Encore une bataille de géants
Il n’aura pas fallu plus d’un an pour que la fiscalisation des coopératives pose problème. C’est Centrale laitière qui avait protesté et eu gain de cause en estimant que ses concurrents, notamment Copag (lait et yaourts Jaouda), le plus important, étaient favorisés car leur statut de coopératives leur permettait d’échapper aux impôts et in fine d’exercer une concurrence déloyale qui devait plutôt se faire «sur le terrain du marketing et de l’innovation». Argument logique, sachant que Centrale laitière paie quelque 350 MDH par an en impôts et taxes diverses.

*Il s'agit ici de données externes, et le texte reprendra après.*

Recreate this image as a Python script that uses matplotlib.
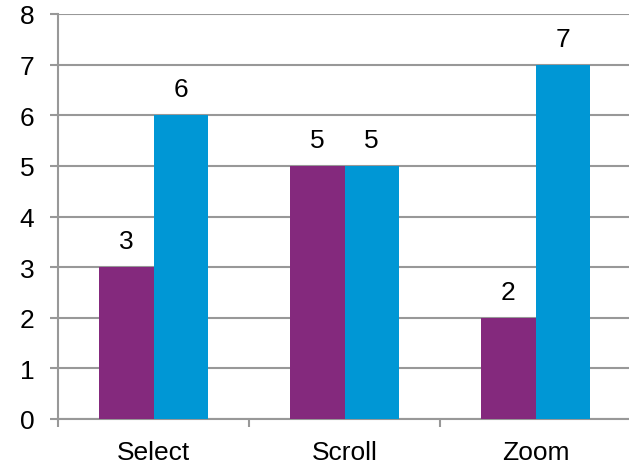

Copag, de son côté, avait répliqué, estimant que l’imposition allait détruire l’épanouissement du système coopératif, base de développement du monde agricole. Ne voulant pas pénaliser tout le tissu des coopératives, le gouvernement avait tranché en novembre 2004 en décidant de taxer celles qui avaient recours à un process semi-industriel ou industriel pour la transformation de leurs produits. Aujourd’hui l’affaire est loin d’être close.